Published: 2 June 2006



The learning of global genetic regulatory networks from expression data is a severely under-constrained problem that is aided by reducing the dimensionality of the search space by means of clustering genes into putatively co-regulated groups, as opposed to those that are simply co-expressed. Be cause genes may be co-regulated only across a subset of all observed experimental conditions, biclustering (clustering of genes and conditions) is more appropriate than standard clustering. Co-regulated genes are also often functionally (physically, spatially, genetically, and/or evolutionarily) associated, and such a priori known or pre-computed associations can provide support for appropriately grouping genes. One important association is the presence of one or more common cis-regulatory motifs.
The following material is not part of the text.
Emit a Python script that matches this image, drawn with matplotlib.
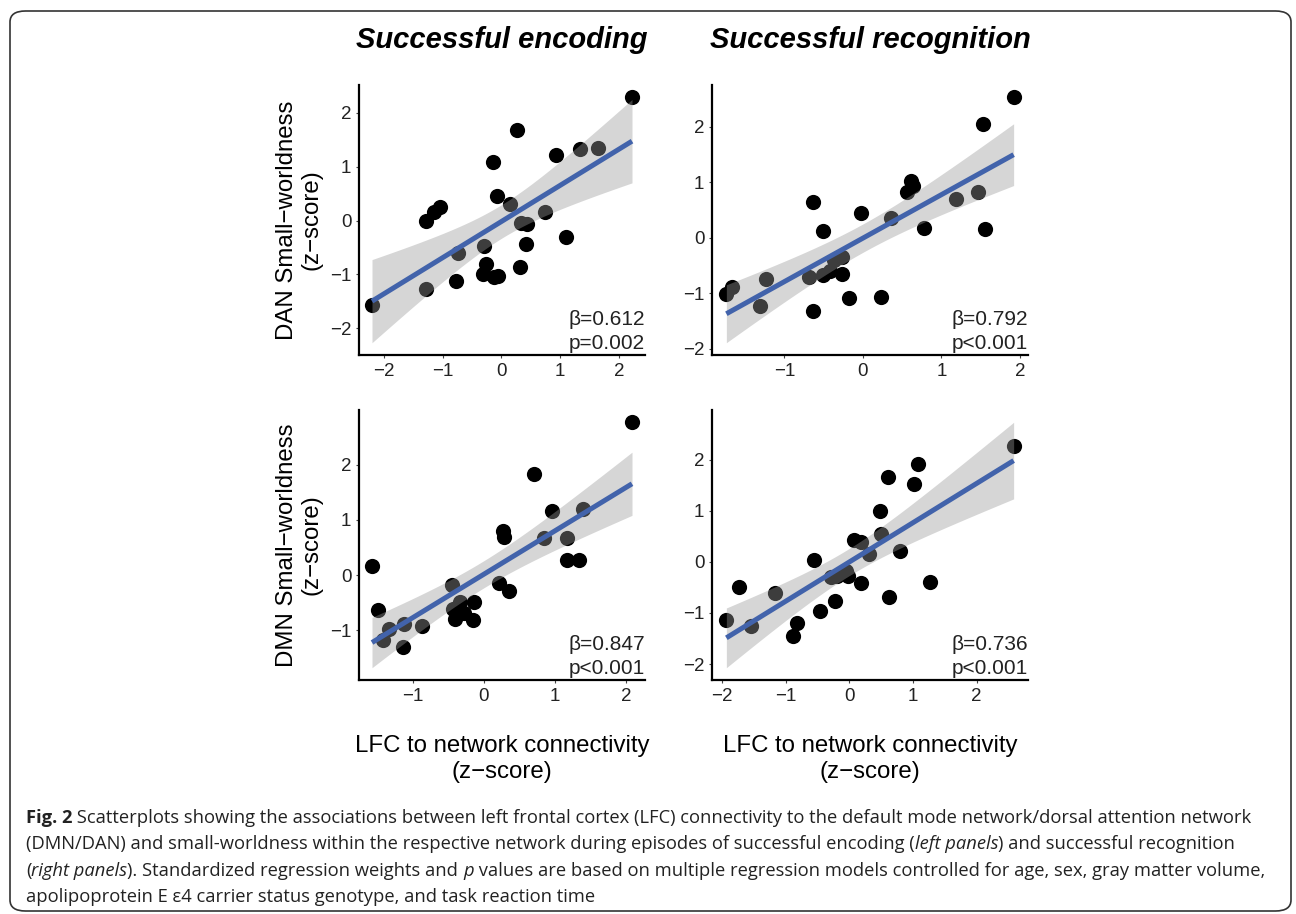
import numpy as np
import matplotlib
matplotlib.use('Agg')
import matplotlib.pyplot as plt
from matplotlib.patches import FancyBboxPatch

# --- data (z-scores) ---
enc_dan_x = [-2.20, -1.29, -1.28, -1.15, -1.04, -0.78, -0.74, -0.32, -0.29, -0.26,
             -0.12, -0.06, -0.14, -0.08, 0.15, 0.27, 0.32, 0.34, 0.44, 0.42,
             0.74, 0.93, 1.09, 1.33, 1.64, 2.22]
enc_dan_y = [-1.57, -1.28, 0.00, 0.16, 0.25, -1.12, -0.61, -0.99, -0.47, -0.81,
             -1.04, -1.03, 1.09, 0.45, 0.31, 1.68, -0.86, -0.04, -0.07, -0.44,
             0.15, 1.21, -0.30, 1.32, 1.34, 2.29]

rec_dan_x = [-1.74, -1.67, -1.31, -1.24, -0.69, -0.63, -0.63, -0.51, -0.51, -0.42,
             -0.37, -0.27, -0.27, -0.18, -0.02, 0.23, 0.36, 0.56, 0.61, 0.64,
             0.78, 1.19, 1.46, 1.53, 1.56, 1.92]
rec_dan_y = [-1.02, -0.88, -1.22, -0.74, -0.70, 0.65, -1.31, 0.13, -0.67, -0.59,
             -0.40, -0.34, -0.65, -1.08, 0.44, -1.06, 0.36, 0.82, 1.02, 0.94,
             0.17, 0.69, 0.83, 2.05, 0.16, 2.53]

enc_dmn_x = [-1.57, -1.48, -1.42, -1.33, -1.12, -1.13, -0.87, -0.45, -0.43, -0.41,
             -0.34, -0.28, -0.14, -0.15, 0.21, 0.36, 0.27, 0.29, 0.70, 0.85,
             0.95, 1.17, 1.17, 1.33, 1.39, 2.08]
enc_dmn_y = [0.17, -0.64, -1.18, -0.97, -0.89, -1.31, -0.92, -0.18, -0.61, -0.80,
             -0.49, -0.68, -0.48, -0.81, -0.14, -0.28, 0.80, 0.70, 1.83, 0.68,
             1.16, 0.67, 0.28, 0.27, 1.19, 2.77]

rec_dmn_x = [-1.93, -1.73, -1.54, -1.16, -0.89, -0.82, -0.55, -0.46, -0.23, -0.28,
             -0.20, -0.05, -0.02, 0.07, 0.19, 0.18, 0.31, 0.48, 0.49, 0.60,
             0.62, 0.79, 1.01, 1.08, 1.26, 2.58]
rec_dmn_y = [-1.14, -0.49, -1.26, -0.60, -1.45, -1.19, 0.03, -0.96, -0.77, -0.29,
             -0.27, -0.17, -0.27, 0.44, 0.40, -0.41, 0.16, 0.99, 0.55, 1.66,
             -0.68, 0.22, 1.52, 1.92, -0.39, 2.28]

stats_text = ['\u03b2=0.612\np=0.002', '\u03b2=0.792\np<0.001',
              '\u03b2=0.847\np<0.001', '\u03b2=0.736\np<0.001']
col_titles = ['Successful encoding', 'Successful recognition']
row_labels = ['DAN Small\u2212worldness\n(z\u2212score)',
              'DMN Small\u2212worldness\n(z\u2212score)']
x_label = 'LFC to network connectivity\n(z\u2212score)'

T_975_DF24 = 2.064  # t quantile for the 95% band, n = 26

W, H = 1296, 914
FONT = 'Liberation Sans'


def fx(px):
    return px / W


def fy(py):
    return 1 - py / H


def draw_panel(ax, x, y, note):
    x = np.asarray(x)
    y = np.asarray(y)
    n = len(x)
    b, a = np.polyfit(x, y, 1)
    resid = y - (a + b * x)
    s = np.sqrt(np.sum(resid ** 2) / (n - 2))
    sxx = np.sum((x - x.mean()) ** 2)
    grid = np.linspace(x.min(), x.max(), 80)
    fit = a + b * grid
    se = s * np.sqrt(1 / n + (grid - x.mean()) ** 2 / sxx)

    ax.scatter(x, y, s=120, color='black', linewidths=0, zorder=2)
    ax.fill_between(grid, fit - T_975_DF24 * se, fit + T_975_DF24 * se,
                    color='0.6', alpha=0.4, linewidth=0, zorder=3)
    ax.plot(grid, fit, color='#4263AB', lw=3.6, solid_capstyle='butt', zorder=4)
    ax.margins(0.05)

    for side in ('top', 'right'):
        ax.spines[side].set_visible(False)
    for side in ('left', 'bottom'):
        ax.spines[side].set_linewidth(1.6)
        ax.spines[side].set_color('black')
    ax.tick_params(length=2.5, width=0.8, color='#444444', labelsize=13.5,
                   labelcolor='#222222', pad=3)
    for lab in ax.get_xticklabels() + ax.get_yticklabels():
        lab.set_fontfamily(FONT)
    ax.xaxis.set_major_locator(matplotlib.ticker.MultipleLocator(1))
    ax.yaxis.set_major_locator(matplotlib.ticker.MultipleLocator(1))
    ax.text(1.0, 0.022, note, transform=ax.transAxes, ha='right', va='baseline',
            fontsize=15, family=FONT, color='#222222', linespacing=1.35, zorder=5)


def caption_line(fig, renderer, x, y, runs, size):
    for txt, weight, style in runs:
        t = fig.text(x, y, txt, fontsize=size, family='Open Sans', weight=weight,
                     style=style, color='#222222', va='baseline', ha='left')
        x += t.get_window_extent(renderer).width / W


def main():
    fig = plt.figure(figsize=(W / 100, H / 100), dpi=100)

    boxes = [(359, 645, 85, 355), (712, 1028, 85, 355),
             (359, 645, 410, 680), (712, 1028, 410, 680)]
    data = [(enc_dan_x, enc_dan_y), (rec_dan_x, rec_dan_y),
            (enc_dmn_x, enc_dmn_y), (rec_dmn_x, rec_dmn_y)]
    axes = []
    for (l, r, t, b), (x, y), note in zip(boxes, data, stats_text):
        ax = fig.add_axes([fx(l), fy(b), fx(r - l), (b - t) / H])
        draw_panel(ax, x, y, note)
        axes.append(ax)

    for ax, title in zip(axes[:2], col_titles):
        pos = ax.get_position()
        fig.text(pos.x0 + pos.width / 2, fy(40), title, ha='center', va='center',
                 fontsize=21, family=FONT, weight='bold', style='italic')

    for ax, lab in zip(axes[0::2], row_labels):
        pos = ax.get_position()
        fig.text(fx(299), pos.y0 + pos.height / 2, lab, rotation=90, ha='center',
                 va='center', fontsize=17.3, family=FONT, linespacing=1.15)

    for ax in axes[2:]:
        pos = ax.get_position()
        fig.text(pos.x0 + pos.width / 2, fy(759), x_label, ha='center', va='center',
                 fontsize=17.3, family=FONT, linespacing=1.2)

    border = FancyBboxPatch((fx(10), fy(911)), fx(1281), (911 - 11) / H,
                            boxstyle='round,pad=0,rounding_size=0.012',
                            transform=fig.transFigure, fill=False,
                            edgecolor='#333333', linewidth=1.2)
    fig.patches.append(border)

    renderer = fig.canvas.get_renderer()
    cap_size = 13.25
    lines = [
        [('Fig. 2', 'bold', 'normal'),
         (' Scatterplots showing the associations between left frontal cortex (LFC) '
          'connectivity to the default mode network/dorsal attention network',
          'normal', 'normal')],
        [('(DMN/DAN) and small-worldness within the respective network during episodes '
          'of successful encoding (', 'normal', 'normal'),
         ('left panels', 'normal', 'italic'),
         (') and successful recognition', 'normal', 'normal')],
        [('(', 'normal', 'normal'), ('right panels', 'normal', 'italic'),
         ('). Standardized regression weights and ', 'normal', 'normal'),
         ('p', 'normal', 'italic'),
         (' values are based on multiple regression models controlled for age, sex, '
          'gray matter volume,', 'normal', 'normal')],
        [('apolipoprotein E \u03b54 carrier status genotype, and task reaction time',
          'normal', 'normal')],
    ]
    for i, runs in enumerate(lines):
        caption_line(fig, renderer, fx(26), fy(823 + 26.3 * i), runs, cap_size)

    fig.savefig('out.png', dpi=100)


if __name__ == '__main__':
    main()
In organisms where these motifs are not known, their de novo detection, integrated into the clustering algorithm, can help to guide the process towards more biologically parsimonious solutions.


We have developed an algorithm, cMonkey, that detects putative co-regulated gene groupings by integrating the biclustering of gene expression data and various functional associations with the de novo detection of sequence motifs.
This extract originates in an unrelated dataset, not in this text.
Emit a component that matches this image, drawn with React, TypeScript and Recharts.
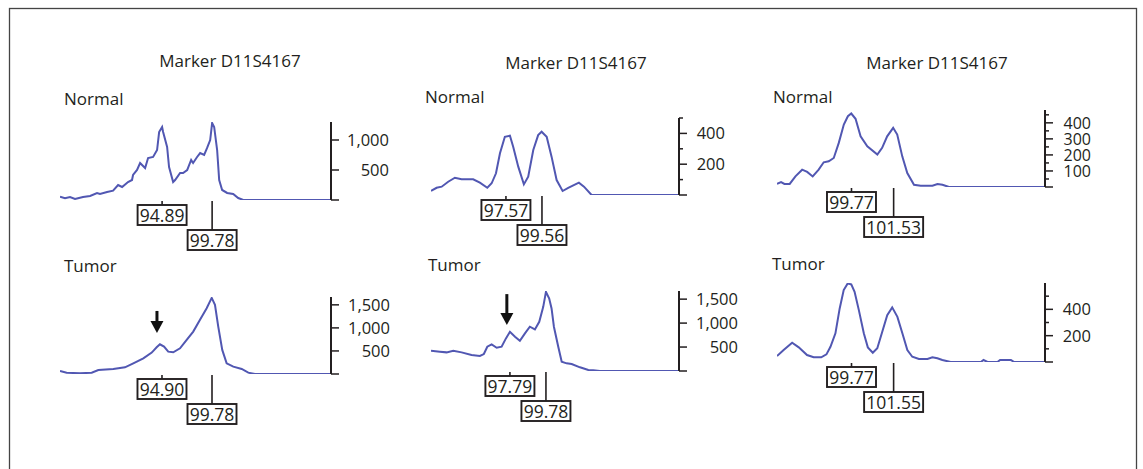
import { LineChart, Line, XAxis, YAxis, ReferenceDot } from 'recharts';

// fragment size (bp) and signal
const normal1Bp = [84.91, 85.4, 85.89, 86.38, 87.16, 87.85, 88.53, 88.82, 89.51, 90.1, 90.59, 90.98, 91.56, 91.95, 92.05, 92.44, 92.74, 93.23, 93.52, 94.01, 94.4, 94.6, 94.89, 94.99, 95.38, 95.57, 95.97, 96.16, 96.65, 96.94, 97.34, 97.73, 97.92, 98.31, 98.61, 99.0, 99.29, 99.59, 99.78, 99.98, 100.27, 100.47, 100.76, 101.25, 101.84, 102.33, 102.82, 111.4];
const normal1Rfu = [55, 28, 50, 17, 50, 67, 117, 100, 133, 155, 250, 217, 300, 333, 417, 500, 617, 533, 700, 717, 833, 1133, 1217, 1133, 883, 550, 300, 333, 450, 450, 500, 667, 617, 717, 783, 750, 867, 1000, 1283, 1217, 833, 333, 167, 117, 100, 33, 0, 0];

const normal2Bp = [93.43, 93.74, 94.02, 94.38, 94.75, 95.12, 95.76, 96.13, 96.54, 96.78, 97.02, 97.24, 97.51, 97.79, 97.97, 98.25, 98.56, 98.8, 99.08, 99.35, 99.54, 99.82, 100.09, 100.37, 100.7, 101.01, 101.6, 101.88, 102.3, 107.13];
const normal2Rfu = [26, 47, 54, 86, 112, 102, 102, 80, 47, 76, 141, 271, 378, 385, 313, 184, 69, 119, 292, 389, 411, 378, 249, 97, 26, 47, 80, 54, 0, 0];

const normal3Bp = [96.66, 96.83, 96.97, 97.19, 97.43, 97.71, 97.92, 98.15, 98.4, 98.61, 98.82, 99.03, 99.24, 99.45, 99.62, 99.76, 99.94, 100.15, 100.43, 100.85, 101.05, 101.26, 101.51, 101.68, 101.89, 102.1, 102.38, 102.66, 103.15, 103.36, 103.57, 103.84, 107.85];
const normal3Rfu = [19, 31, 19, 19, 66, 108, 94, 66, 108, 154, 160, 181, 275, 389, 441, 458, 425, 316, 254, 202, 244, 316, 369, 327, 191, 87, 14, 8, 8, 19, 14, 0, 0];

const tumor1Bp = [84.95, 85.6, 86.9, 88.04, 88.69, 90.15, 91.29, 92.1, 93.08, 93.9, 94.38, 94.7, 95.1, 95.51, 96.0, 96.66, 97.31, 97.95, 98.61, 99.26, 99.75, 100.07, 100.39, 100.78, 101.21, 101.86, 102.68, 103.32, 103.97, 111.39];
const tumor1Rfu = [65, 29, 14, 29, 87, 109, 145, 232, 341, 464, 580, 645, 594, 485, 471, 558, 739, 920, 1174, 1428, 1650, 1500, 1029, 522, 232, 159, 109, 29, 0, 0];

const tumor2Bp = [93.43, 93.92, 94.29, 94.66, 95.12, 95.67, 96.13, 96.35, 96.54, 96.78, 97.06, 97.33, 97.57, 97.79, 98.07, 98.34, 98.62, 98.89, 99.17, 99.41, 99.63, 99.78, 99.96, 100.09, 100.22, 100.46, 100.65, 100.92, 101.2, 101.66, 102.12, 102.39, 102.76, 107.13];
const tumor2Rfu = [423, 403, 389, 423, 389, 333, 313, 354, 507, 556, 486, 507, 681, 819, 715, 632, 785, 924, 868, 1028, 1340, 1652, 1514, 1306, 924, 507, 194, 160, 146, 77, 21, 14, 0, 0];

const tumor3Bp = [96.62, 96.9, 97.26, 97.54, 97.89, 98.17, 98.49, 98.71, 98.88, 99.09, 99.27, 99.44, 99.61, 99.76, 99.9, 100.08, 100.29, 100.46, 100.67, 100.86, 101.07, 101.28, 101.49, 101.71, 101.92, 102.13, 102.34, 102.62, 102.98, 103.19, 103.4, 103.61, 103.96, 105.24, 105.35, 105.52, 105.94, 106.05, 106.51, 106.65, 107.95];
const tumor3Rfu = [45, 91, 146, 111, 53, 36, 36, 58, 116, 218, 407, 546, 597, 589, 533, 394, 218, 111, 70, 104, 230, 356, 415, 343, 218, 91, 40, 23, 23, 36, 28, 15, 0, 0, 15, 0, 0, 15, 15, 0, 0];

// called allele sizes under each trace
const normalPeaks = [[94.89, 99.78], [97.57, 99.56], [99.77, 101.53]];
const tumorPeaks = [[94.9, 99.78], [97.79, 99.78], [99.77, 101.55]];

// arrows over the reduced allele (bp, signal at arrow tip)
const tumorArrows: ([number, number] | null)[] = [[94.41, 890], [97.62, 958], null];

// y axis: top of scale, labelled ticks, unlabelled minor ticks
const yTops = [1300, 500, 480, 1670, 1670, 600];
const yMajor = [[0, 500, 1000], [0, 200, 400], [0, 100, 200, 300, 400], [0, 500, 1000, 1500], [0, 500, 1000, 1500], [0, 200, 400]];
const yMinor = [[], [100, 300, 500], [50, 150, 250, 350, 450], [], [], [100, 300, 500]];

const markerTitle = 'Marker D11S4167';

const INK = '#231f20';
const TRACE = '#5157b2';
const FONT = "'Open Sans', sans-serif";
const MT = 4;
const MB = 60;
const AXIS_W = 72;

// pixel placement of each plot area
const boxes = [
  { left: 60, axisX: 331, top: 122, bottom: 200, labelEnd: 58, arrowLen: 0, tickFont: 16.5 },
  { left: 431, axisX: 679, top: 118, bottom: 195, labelEnd: 46, arrowLen: 0, tickFont: 16.5 },
  { left: 777, axisX: 1045, top: 110, bottom: 187, labelEnd: 46, arrowLen: 0, tickFont: 16 },
  { left: 60, axisX: 331, top: 297, bottom: 374, labelEnd: 59, arrowLen: 22, tickFont: 16.5 },
  { left: 431, axisX: 679, top: 291, bottom: 371, labelEnd: 59, arrowLen: 31, tickFont: 16.5 },
  { left: 777, axisX: 1045, top: 283, bottom: 362, labelEnd: 46, arrowLen: 0, tickFont: 16.5 },
];

function AxisTick(props: any) {
  const { x, y, payload, major, labelEnd, fontPx } = props;
  const isMajor = major.includes(payload.value);
  return (
    <g>
      <line x1={x} x2={x + (isMajor ? 8 : 4)} y1={y} y2={y} stroke={INK} strokeWidth={1.5} />
      {isMajor && payload.value > 0 && (
        <text x={x + labelEnd} y={y} dy="0.36em" textAnchor="end" fontSize={fontPx} fontFamily={FONT} fill={INK}>
          {payload.value.toLocaleString('en-US')}
        </text>
      )}
    </g>
  );
}

function PeakTag({ cx, cy, text, drop }: { cx: number; cy: number; text: string; drop: number }) {
  const w = text.length * 10 - 1;
  return (
    <g>
      <line x1={cx} x2={cx} y1={cy + 1} y2={cy + drop} stroke={INK} strokeWidth={1.6} />
      <rect x={cx - w / 2} y={cy + drop} width={w} height={20} fill="#fff" stroke={INK} strokeWidth={1.9} />
      <text x={cx} y={cy + drop + 10.5} dy="0.36em" textAnchor="middle" fontSize={17.5} fontFamily={FONT} fill={INK}>
        {text}
      </text>
    </g>
  );
}

function Arrow({ cx, cy, len }: { cx: number; cy: number; len: number }) {
  const head = 12;
  return (
    <g>
      <line x1={cx} x2={cx} y1={cy - len} y2={cy - head + 1} stroke="#111" strokeWidth={3} />
      <polygon points={`${cx - 6.5},${cy - head} ${cx + 6.5},${cy - head} ${cx},${cy}`} fill="#111" />
    </g>
  );
}

function Trace({ idx, bp, rfu, peaks, arrow }: { idx: number; bp: number[]; rfu: number[]; peaks: number[]; arrow: [number, number] | null }) {
  const box = boxes[idx];
  const data = bp.map((b, i) => ({ bp: b, rfu: rfu[i] }));
  const ticks = [...yMajor[idx], ...yMinor[idx]].sort((a, b) => a - b);
  const w = box.axisX - box.left + AXIS_W;
  const h = box.bottom - box.top + MT + MB;
  return (
    <div style={{ position: 'absolute', left: box.left, top: box.top - MT }}>
      <LineChart width={w} height={h} data={data} margin={{ top: MT, right: 0, bottom: MB, left: 0 }}>
        <XAxis type="number" dataKey="bp" domain={['dataMin', 'dataMax']} allowDataOverflow hide />
        <YAxis
          orientation="right"
          width={AXIS_W}
          type="number"
          domain={[0, yTops[idx]]}
          allowDataOverflow
          ticks={ticks}
          interval={0}
          tickSize={0}
          tickMargin={0}
          tickLine={false}
          axisLine={{ stroke: INK, strokeWidth: 2 }}
          tick={<AxisTick major={yMajor[idx]} labelEnd={box.labelEnd} fontPx={box.tickFont} />}
        />
        <Line type="linear" dataKey="rfu" stroke={TRACE} strokeWidth={2} dot={false} isAnimationActive={false} />
        {peaks.map((p, i) => (
          <ReferenceDot
            key={i}
            x={p}
            y={0}
            r={0}
            ifOverflow="visible"
            shape={(s: any) => <PeakTag cx={s.cx} cy={s.cy} text={p.toFixed(2)} drop={i === 0 ? 5 : 30} />}
          />
        ))}
        {arrow && (
          <ReferenceDot
            x={arrow[0]}
            y={arrow[1]}
            r={0}
            ifOverflow="visible"
            shape={(s: any) => <Arrow cx={s.cx} cy={s.cy} len={box.arrowLen} />}
          />
        )}
      </LineChart>
    </div>
  );
}

export default function App() {
  const normals = [[normal1Bp, normal1Rfu], [normal2Bp, normal2Rfu], [normal3Bp, normal3Rfu]];
  const tumors = [[tumor1Bp, tumor1Rfu], [tumor2Bp, tumor2Rfu], [tumor3Bp, tumor3Rfu]];
  const titleX = [230, 576, 937];
  const titleY = [67, 69, 69];
  const normalPos = [[64, 105], [425, 103], [773, 103]];
  const tumorPos = [[64, 272], [428, 271], [772, 270]];

  return (
    <div style={{ position: 'absolute', left: 0, top: 0, width: 1143, height: 469, background: '#fff', overflow: 'hidden' }}>
      <svg width={1143} height={469} style={{ position: 'absolute', left: 0, top: 0 }}>
        <rect x={9.5} y={8.5} width={1127} height={480} fill="none" stroke="#444" strokeWidth={1.3} />
        {titleX.map((x, i) => (
          <text key={'t' + i} x={x} y={titleY[i]} textAnchor="middle" fontSize={17} fontFamily={FONT} fill={INK}>
            {markerTitle}
          </text>
        ))}
        {normalPos.map(([x, y], i) => (
          <text key={'n' + i} x={x} y={y} fontSize={17} fontFamily={FONT} fill={INK}>Normal</text>
        ))}
        {tumorPos.map(([x, y], i) => (
          <text key={'u' + i} x={x} y={y} fontSize={17} fontFamily={FONT} fill={INK}>Tumor</text>
        ))}
      </svg>
      {normals.map(([bp, rfu], i) => (
        <Trace key={'N' + i} idx={i} bp={bp} rfu={rfu} peaks={normalPeaks[i]} arrow={null} />
      ))}
      {tumors.map(([bp, rfu], i) => (
        <Trace key={'T' + i} idx={i + 3} bp={bp} rfu={rfu} peaks={tumorPeaks[i]} arrow={tumorArrows[i]} />
      ))}
    </div>
  );
}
We have applied this procedure to the archaeon Halobacterium NRC-1, as part of our efforts to decipher its regulatory network. In addition, we used cMonkey on public data for three organisms in the other two domains of life: Helicobacter pylori, Saccharomyces cerevisiae, and Escherichia coli. The biclusters detected by cMonkey both recapitulated known biology and enabled novel predictions (some for Halobacterium were subsequently confirmed in the laboratory). For example, it identified the bacteriorhodopsin regulon, assigned additional genes to this regulon with apparently unrelated function, and detected its known promoter motif. We have performed a thorough comparison of cMonkey results against other clustering methods, and find that cMonkey biclusters are more parsimonious with all available evidence for co-regulation.